Make an exact transcription of the material, leaving out all images.

— START —

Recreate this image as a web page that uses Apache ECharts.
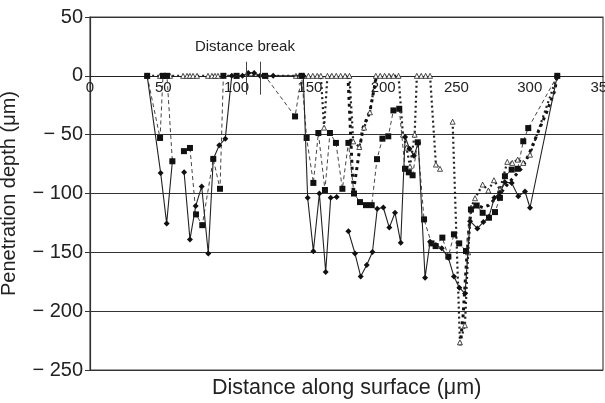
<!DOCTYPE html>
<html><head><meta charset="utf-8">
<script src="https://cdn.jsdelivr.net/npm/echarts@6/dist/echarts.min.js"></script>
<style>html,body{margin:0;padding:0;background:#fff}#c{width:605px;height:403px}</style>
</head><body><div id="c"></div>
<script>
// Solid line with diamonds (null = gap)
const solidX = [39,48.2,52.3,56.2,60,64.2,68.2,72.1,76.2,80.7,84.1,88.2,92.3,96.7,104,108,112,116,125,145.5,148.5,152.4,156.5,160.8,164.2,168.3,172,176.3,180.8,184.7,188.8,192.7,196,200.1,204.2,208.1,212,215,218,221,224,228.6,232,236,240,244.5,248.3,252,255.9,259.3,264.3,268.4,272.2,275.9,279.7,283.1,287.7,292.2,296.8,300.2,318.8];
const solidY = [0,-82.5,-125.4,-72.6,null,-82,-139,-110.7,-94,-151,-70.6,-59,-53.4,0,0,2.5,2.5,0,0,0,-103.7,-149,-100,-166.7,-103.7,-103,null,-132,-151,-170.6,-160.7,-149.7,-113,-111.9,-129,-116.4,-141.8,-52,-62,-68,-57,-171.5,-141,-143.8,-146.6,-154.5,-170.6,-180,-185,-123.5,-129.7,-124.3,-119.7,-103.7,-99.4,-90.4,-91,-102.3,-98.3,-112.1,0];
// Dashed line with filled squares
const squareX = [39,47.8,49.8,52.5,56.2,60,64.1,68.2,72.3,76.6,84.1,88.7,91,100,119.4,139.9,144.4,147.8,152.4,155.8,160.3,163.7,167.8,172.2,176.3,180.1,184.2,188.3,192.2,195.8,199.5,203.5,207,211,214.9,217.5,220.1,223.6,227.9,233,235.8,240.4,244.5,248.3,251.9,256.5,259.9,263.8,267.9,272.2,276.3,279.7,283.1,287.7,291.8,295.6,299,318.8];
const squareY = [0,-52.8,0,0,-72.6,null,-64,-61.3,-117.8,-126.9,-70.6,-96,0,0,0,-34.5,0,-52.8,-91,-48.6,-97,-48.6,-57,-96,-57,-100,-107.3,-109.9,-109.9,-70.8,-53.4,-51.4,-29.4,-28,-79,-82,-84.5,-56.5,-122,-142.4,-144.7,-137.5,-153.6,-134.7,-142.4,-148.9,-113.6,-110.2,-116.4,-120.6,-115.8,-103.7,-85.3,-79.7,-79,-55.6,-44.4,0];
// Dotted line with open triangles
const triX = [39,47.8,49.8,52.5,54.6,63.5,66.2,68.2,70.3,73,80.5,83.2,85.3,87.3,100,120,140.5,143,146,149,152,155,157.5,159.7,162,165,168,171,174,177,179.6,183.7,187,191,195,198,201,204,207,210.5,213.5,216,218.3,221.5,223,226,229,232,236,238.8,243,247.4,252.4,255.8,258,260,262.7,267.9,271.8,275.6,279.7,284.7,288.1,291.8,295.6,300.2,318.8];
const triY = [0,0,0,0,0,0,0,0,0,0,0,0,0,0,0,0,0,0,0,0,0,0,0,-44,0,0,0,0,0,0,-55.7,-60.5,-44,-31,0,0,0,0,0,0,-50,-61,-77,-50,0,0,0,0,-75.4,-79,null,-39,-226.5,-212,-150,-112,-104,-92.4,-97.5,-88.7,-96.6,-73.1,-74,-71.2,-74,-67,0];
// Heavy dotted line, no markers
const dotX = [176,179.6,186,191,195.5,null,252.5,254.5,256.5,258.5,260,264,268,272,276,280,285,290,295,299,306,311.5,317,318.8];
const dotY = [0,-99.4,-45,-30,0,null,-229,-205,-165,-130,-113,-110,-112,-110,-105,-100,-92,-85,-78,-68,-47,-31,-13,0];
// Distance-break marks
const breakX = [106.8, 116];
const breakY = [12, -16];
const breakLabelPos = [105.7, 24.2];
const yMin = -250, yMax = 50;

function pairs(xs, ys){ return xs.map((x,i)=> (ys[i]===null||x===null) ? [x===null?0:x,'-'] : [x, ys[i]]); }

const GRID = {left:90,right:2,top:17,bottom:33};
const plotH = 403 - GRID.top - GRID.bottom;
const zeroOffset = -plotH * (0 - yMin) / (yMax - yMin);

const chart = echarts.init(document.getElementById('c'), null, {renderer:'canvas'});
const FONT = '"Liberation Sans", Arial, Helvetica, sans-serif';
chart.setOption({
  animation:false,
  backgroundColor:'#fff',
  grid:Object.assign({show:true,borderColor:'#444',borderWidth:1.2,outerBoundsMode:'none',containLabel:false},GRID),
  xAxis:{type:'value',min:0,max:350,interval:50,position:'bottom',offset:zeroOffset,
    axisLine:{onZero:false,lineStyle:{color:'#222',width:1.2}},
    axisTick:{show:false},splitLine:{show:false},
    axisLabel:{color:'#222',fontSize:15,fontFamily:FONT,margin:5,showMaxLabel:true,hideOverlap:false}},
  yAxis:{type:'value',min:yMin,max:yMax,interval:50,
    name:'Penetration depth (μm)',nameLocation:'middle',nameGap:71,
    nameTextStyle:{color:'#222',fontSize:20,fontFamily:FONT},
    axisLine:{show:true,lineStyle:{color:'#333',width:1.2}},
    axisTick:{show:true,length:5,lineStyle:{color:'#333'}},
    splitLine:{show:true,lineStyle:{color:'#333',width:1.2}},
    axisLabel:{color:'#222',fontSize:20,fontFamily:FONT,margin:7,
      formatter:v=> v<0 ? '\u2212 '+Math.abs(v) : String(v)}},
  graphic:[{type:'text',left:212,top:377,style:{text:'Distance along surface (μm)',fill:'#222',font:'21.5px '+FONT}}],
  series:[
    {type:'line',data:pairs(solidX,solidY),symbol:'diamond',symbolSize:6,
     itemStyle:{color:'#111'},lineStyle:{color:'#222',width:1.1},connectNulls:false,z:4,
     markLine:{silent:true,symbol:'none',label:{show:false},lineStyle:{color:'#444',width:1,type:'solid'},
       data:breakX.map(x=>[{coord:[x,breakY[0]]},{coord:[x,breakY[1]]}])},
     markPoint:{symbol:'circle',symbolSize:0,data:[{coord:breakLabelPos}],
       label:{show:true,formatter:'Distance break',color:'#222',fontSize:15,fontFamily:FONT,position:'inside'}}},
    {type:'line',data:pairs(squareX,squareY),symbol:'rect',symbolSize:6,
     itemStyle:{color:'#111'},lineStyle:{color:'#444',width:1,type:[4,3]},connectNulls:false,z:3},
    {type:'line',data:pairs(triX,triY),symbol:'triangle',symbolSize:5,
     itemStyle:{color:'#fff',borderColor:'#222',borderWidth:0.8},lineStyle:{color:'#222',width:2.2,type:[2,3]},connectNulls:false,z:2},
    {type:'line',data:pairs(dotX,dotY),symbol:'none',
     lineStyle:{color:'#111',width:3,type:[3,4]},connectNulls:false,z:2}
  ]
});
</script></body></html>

— END —

■ Result for this exercise:
Recreate this image as a web page that uses Apache ECharts.
<!DOCTYPE html>
<html><head><meta charset="utf-8">
<script src="https://cdn.jsdelivr.net/npm/echarts@6/dist/echarts.min.js"></script>
<style>html,body{margin:0;padding:0;background:#fff}#c{width:605px;height:403px}</style>
</head><body><div id="c"></div>
<script>
// Solid line with diamonds (null = gap)
const solidX = [39,48.2,52.3,56.2,60,64.2,68.2,72.1,76.2,80.7,84.1,88.2,92.3,96.7,104,108,112,116,125,145.5,148.5,152.4,156.5,160.8,164.2,168.3,172,176.3,180.8,184.7,188.8,192.7,196,200.1,204.2,208.1,212,215,218,221,224,228.6,232,236,240,244.5,248.3,252,255.9,259.3,264.3,268.4,272.2,275.9,279.7,283.1,287.7,292.2,296.8,300.2,318.8];
const solidY = [0,-82.5,-125.4,-72.6,null,-82,-139,-110.7,-94,-151,-70.6,-59,-53.4,0,0,2.5,2.5,0,0,0,-103.7,-149,-100,-166.7,-103.7,-103,null,-132,-151,-170.6,-160.7,-149.7,-113,-111.9,-129,-116.4,-141.8,-52,-62,-68,-57,-171.5,-141,-143.8,-146.6,-154.5,-170.6,-180,-185,-123.5,-129.7,-124.3,-119.7,-103.7,-99.4,-90.4,-91,-102.3,-98.3,-112.1,0];
// Dashed line with filled squares
const squareX = [39,47.8,49.8,52.5,56.2,60,64.1,68.2,72.3,76.6,84.1,88.7,91,100,119.4,139.9,144.4,147.8,152.4,155.8,160.3,163.7,167.8,172.2,176.3,180.1,184.2,188.3,192.2,195.8,199.5,203.5,207,211,214.9,217.5,220.1,223.6,227.9,233,235.8,240.4,244.5,248.3,251.9,256.5,259.9,263.8,267.9,272.2,276.3,279.7,283.1,287.7,291.8,295.6,299,318.8];
const squareY = [0,-52.8,0,0,-72.6,null,-64,-61.3,-117.8,-126.9,-70.6,-96,0,0,0,-34.5,0,-52.8,-91,-48.6,-97,-48.6,-57,-96,-57,-100,-107.3,-109.9,-109.9,-70.8,-53.4,-51.4,-29.4,-28,-79,-82,-84.5,-56.5,-122,-142.4,-144.7,-137.5,-153.6,-134.7,-142.4,-148.9,-113.6,-110.2,-116.4,-120.6,-115.8,-103.7,-85.3,-79.7,-79,-55.6,-44.4,0];
// Dotted line with open triangles
const triX = [39,47.8,49.8,52.5,54.6,63.5,66.2,68.2,70.3,73,80.5,83.2,85.3,87.3,100,120,140.5,143,146,149,152,155,157.5,159.7,162,165,168,171,174,177,179.6,183.7,187,191,195,198,201,204,207,210.5,213.5,216,218.3,221.5,223,226,229,232,236,238.8,243,247.4,252.4,255.8,258,260,262.7,267.9,271.8,275.6,279.7,284.7,288.1,291.8,295.6,300.2,318.8];
const triY = [0,0,0,0,0,0,0,0,0,0,0,0,0,0,0,0,0,0,0,0,0,0,0,-44,0,0,0,0,0,0,-55.7,-60.5,-44,-31,0,0,0,0,0,0,-50,-61,-77,-50,0,0,0,0,-75.4,-79,null,-39,-226.5,-212,-150,-112,-104,-92.4,-97.5,-88.7,-96.6,-73.1,-74,-71.2,-74,-67,0];
// Heavy dotted line, no markers
const dotX = [176,179.6,186,191,195.5,null,252.5,254.5,256.5,258.5,260,264,268,272,276,280,285,290,295,299,306,311.5,317,318.8];
const dotY = [0,-99.4,-45,-30,0,null,-229,-205,-165,-130,-113,-110,-112,-110,-105,-100,-92,-85,-78,-68,-47,-31,-13,0];
// Distance-break marks
const breakX = [106.8, 116];
const breakY = [12, -16];
const breakLabelPos = [105.7, 24.2];
const yMin = -250, yMax = 50;

function pairs(xs, ys){ return xs.map((x,i)=> (ys[i]===null||x===null) ? [x===null?0:x,'-'] : [x, ys[i]]); }

const GRID = {left:90,right:2,top:17,bottom:33};
const plotH = 403 - GRID.top - GRID.bottom;
const zeroOffset = -plotH * (0 - yMin) / (yMax - yMin);

const chart = echarts.init(document.getElementById('c'), null, {renderer:'canvas'});
const FONT = '"Liberation Sans", Arial, Helvetica, sans-serif';
chart.setOption({
  animation:false,
  backgroundColor:'#fff',
  grid:Object.assign({show:true,borderColor:'#444',borderWidth:1.2,outerBoundsMode:'none',containLabel:false},GRID),
  xAxis:{type:'value',min:0,max:350,interval:50,position:'bottom',offset:zeroOffset,
    axisLine:{onZero:false,lineStyle:{color:'#222',width:1.2}},
    axisTick:{show:false},splitLine:{show:false},
    axisLabel:{color:'#222',fontSize:15,fontFamily:FONT,margin:5,showMaxLabel:true,hideOverlap:false}},
  yAxis:{type:'value',min:yMin,max:yMax,interval:50,
    name:'Penetration depth (μm)',nameLocation:'middle',nameGap:71,
    nameTextStyle:{color:'#222',fontSize:20,fontFamily:FONT},
    axisLine:{show:true,lineStyle:{color:'#333',width:1.2}},
    axisTick:{show:true,length:5,lineStyle:{color:'#333'}},
    splitLine:{show:true,lineStyle:{color:'#333',width:1.2}},
    axisLabel:{color:'#222',fontSize:20,fontFamily:FONT,margin:7,
      formatter:v=> v<0 ? '\u2212 '+Math.abs(v) : String(v)}},
  graphic:[{type:'text',left:212,top:377,style:{text:'Distance along surface (μm)',fill:'#222',font:'21.5px '+FONT}}],
  series:[
    {type:'line',data:pairs(solidX,solidY),symbol:'diamond',symbolSize:6,
     itemStyle:{color:'#111'},lineStyle:{color:'#222',width:1.1},connectNulls:false,z:4,
     markLine:{silent:true,symbol:'none',label:{show:false},lineStyle:{color:'#444',width:1,type:'solid'},
       data:breakX.map(x=>[{coord:[x,breakY[0]]},{coord:[x,breakY[1]]}])},
     markPoint:{symbol:'circle',symbolSize:0,data:[{coord:breakLabelPos}],
       label:{show:true,formatter:'Distance break',color:'#222',fontSize:15,fontFamily:FONT,position:'inside'}}},
    {type:'line',data:pairs(squareX,squareY),symbol:'rect',symbolSize:6,
     itemStyle:{color:'#111'},lineStyle:{color:'#444',width:1,type:[4,3]},connectNulls:false,z:3},
    {type:'line',data:pairs(triX,triY),symbol:'triangle',symbolSize:5,
     itemStyle:{color:'#fff',borderColor:'#222',borderWidth:0.8},lineStyle:{color:'#222',width:2.2,type:[2,3]},connectNulls:false,z:2},
    {type:'line',data:pairs(dotX,dotY),symbol:'none',
     lineStyle:{color:'#111',width:3,type:[3,4]},connectNulls:false,z:2}
  ]
});
</script></body></html>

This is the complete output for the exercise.